Hey AI, let’s talk: Of conversational skills in chatbots
Apair of glasses from Meta shoots a picture when you say, “Hey, Meta, take a photo.” A miniature computer that clips to your shirt, the Ai Pin, translates foreign languages into your native tongue. An artificially intelligent screen features a virtual assistant that you talk to through a microphone.
Last year, OpenAI updated its ChatGPT chatbot to respond with spoken words, and recently, Google introduced Gemini, a replacement for its voice assistant on Android phones. Tech companies are betting on a renaissance for voice assistants, many years after most people decided that talking to computers was uncool. Will it work this time? Maybe, but it could take a while. Large swaths of people have still never used voice assistants like Amazon’s Alexa, Apple’s Siri and Google’s Assistant, and the overwhelming majority of those who do said they never wanted to be seen talking to them in public, according to studies done in the last decade. I, too, seldom use voice assistants, and in my recent experiment with Meta’s glasses, which include a camera and speakers to provide information about your surroundings, I concluded that talking to a computer in front of parents and their children at a zoo was still staggeringly awkward.

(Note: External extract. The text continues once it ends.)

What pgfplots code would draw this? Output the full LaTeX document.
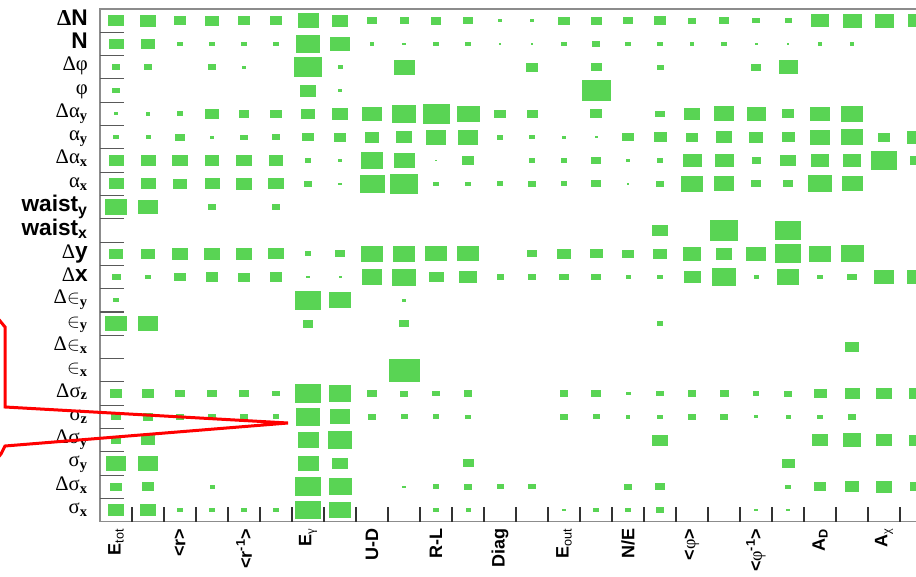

It made me wonder if this would ever feel normal. Not long ago, talking on the phone with Bluetooth headsets made people look batty, but now everyone does it. Will we ever see lots of people walking around and talking to their computers as in sci-fi movies?
I posed this question to design experts and researchers, and the consensus was clear: Because new AI systems improve the ability for voice assistants to understand what we are saying and actually help us, we’re likely to speak to devices more often in the near future — but we’re still many years away from doing this in public. New voice assistants are powered by generative artificial intelligence, which use statistics and complex algorithms to guess what words belong together, similar to the autocomplete feature on your phone. That makes them more capable of using context to understand requests and follow-up questions than virtual assistants like Siri and Alexa, which could respond only to a finite list of questions. For example, if you say to ChatGPT, “What are some flights from San Francisco to New York next week?” — and follow up with “What’s the weather there?” and “What should I pack?” — the chatbot can answer those questions because it is making connections between words to understand the context of the conversation. (The New York Times sued OpenAI and its partner, Microsoft, last year for using copyrighted news articles without permission to train chatbots.)
An older voice assistant like Siri, which reacts to a database of commands and questions that it was programmed to understand, would fail unless you used specific words, including “What’s the weather in New York?” and “What should I pack for a trip to New York?”
The former conversation sounds more fluid, like the way people talk to each other. A major reason people gave up on voice assistants like Siri and Alexa was that the computers couldn’t understand so much of what they were asked — and it was difficult to learn what questions worked.